Limehouse pointed out that until contacted by The Nerve, no media had ever questioned him about his uncle’s airport hotels, noting, “I have nothing to do with that company.”
But Limehouse and his uncle made news in 1997 over Limehouse's involvement in a controversy over competing proposals for a new or expanded landfill in the Charleston area; one of the proposals was made by a waste-removal company headed by Fennell, according to a Post & Courier story. Limehouse had requested a public hearing on the competitor’s proposal, the story said.
“Just because he’s my uncle does not mean he has to be treated any differently than anyone else,” Limehouse said then. “All I did was ask for a level playing field.”
Fennell did not respond to several phone messages left for him this week by The Nerve.
Limehouse’s latest state-income disclosure statement filed with the State Ethics Commission doesn’t list any of his private sources of income, though he is not required to do so under state law. As an unsuccessful candidate for the 1st Congressional District seat formerly held by now-U.S. Sen. Tim Scott of Charleston, Limehouse was required to submit a federal income-disclosure form.

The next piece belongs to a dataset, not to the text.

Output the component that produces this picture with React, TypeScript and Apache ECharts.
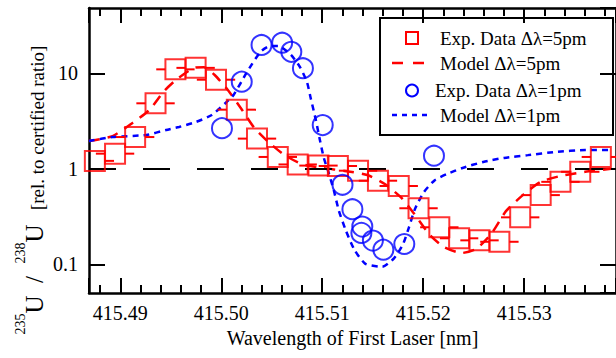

That form shows Limehouse received $69,435 in salary last year from Limehouse Properties; $33,629 from another company he identified as 173 Meeting Street Inn, Limited, which is the listed owner of the historic Meeting Street Inn in downtown Charleston and has the same mailing address as Limehouse Properties; and $86,000 from a third company known as 5L Holdings Inc. He also listed $16,194 in salary as a state lawmaker, bringing his total reported pay last year to $205,258.
In addition, records at the S.C. Secretary of State’s Office show another company registered under Limehouse’s name, known as ICT Solutions U.S. LLC, which isn’t listed on his federal income-disclosure form.
Limehouse said “there’s nothing going on with” ICT Solutions, though he declined to discuss specifics about that company or 5L Holdings.
“I’ve disclosed everything I have been required to disclose,” he said.